• _Stated exercise_
Locate every line in the records below that contains the word "image", and copy each one.

• _Task inputs_
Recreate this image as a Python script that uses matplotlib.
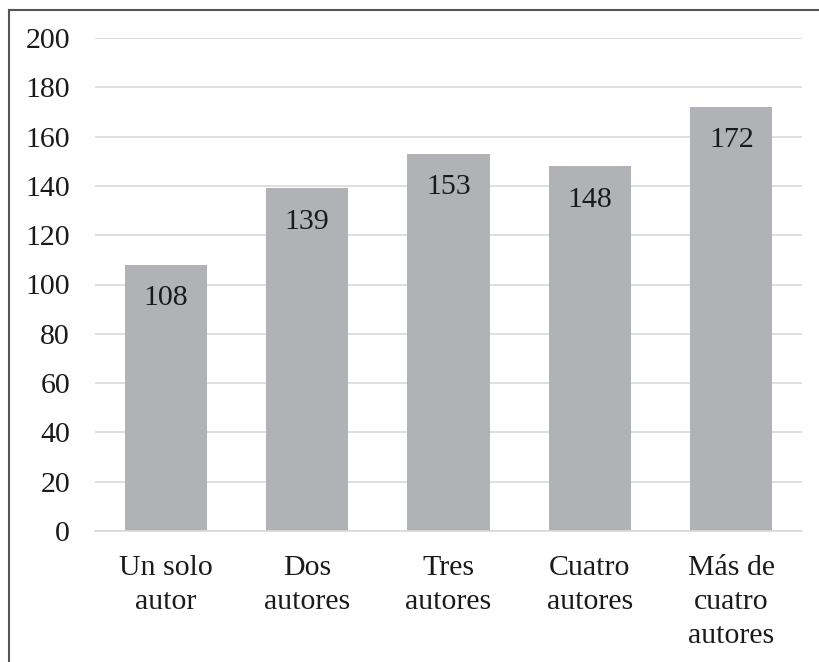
--
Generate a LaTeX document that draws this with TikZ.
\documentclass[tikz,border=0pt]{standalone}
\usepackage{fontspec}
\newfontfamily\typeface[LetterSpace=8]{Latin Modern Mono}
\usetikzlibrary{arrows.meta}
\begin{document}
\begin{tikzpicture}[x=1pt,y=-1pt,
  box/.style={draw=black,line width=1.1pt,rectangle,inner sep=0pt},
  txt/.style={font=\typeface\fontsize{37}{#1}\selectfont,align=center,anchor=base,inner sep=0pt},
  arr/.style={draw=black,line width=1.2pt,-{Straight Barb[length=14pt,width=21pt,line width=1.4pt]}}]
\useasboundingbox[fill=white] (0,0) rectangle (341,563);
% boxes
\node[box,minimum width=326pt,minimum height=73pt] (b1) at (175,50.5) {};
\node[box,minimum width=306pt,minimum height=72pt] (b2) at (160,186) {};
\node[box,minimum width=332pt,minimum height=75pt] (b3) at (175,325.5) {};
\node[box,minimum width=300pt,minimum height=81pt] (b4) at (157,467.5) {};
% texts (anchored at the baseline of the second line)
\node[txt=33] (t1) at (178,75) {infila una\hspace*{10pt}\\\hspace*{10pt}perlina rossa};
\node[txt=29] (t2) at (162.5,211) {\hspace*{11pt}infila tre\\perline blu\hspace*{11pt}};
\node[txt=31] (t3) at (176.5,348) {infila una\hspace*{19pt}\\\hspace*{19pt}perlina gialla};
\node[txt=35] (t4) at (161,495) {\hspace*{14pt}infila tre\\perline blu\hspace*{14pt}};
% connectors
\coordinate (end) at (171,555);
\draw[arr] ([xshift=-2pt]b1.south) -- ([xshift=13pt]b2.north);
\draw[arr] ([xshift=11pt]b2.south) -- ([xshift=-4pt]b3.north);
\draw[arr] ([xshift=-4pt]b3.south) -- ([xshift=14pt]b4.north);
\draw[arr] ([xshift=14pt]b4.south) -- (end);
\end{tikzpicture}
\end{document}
* * *
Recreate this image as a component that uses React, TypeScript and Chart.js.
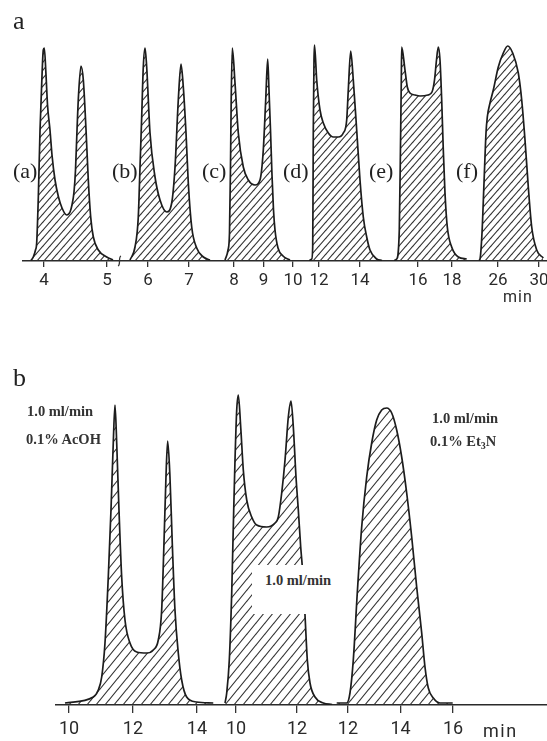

• _Answer to this exercise_
Recreate this image as a Python script that uses matplotlib.
Recreate this image as a component that uses React, TypeScript and Chart.js.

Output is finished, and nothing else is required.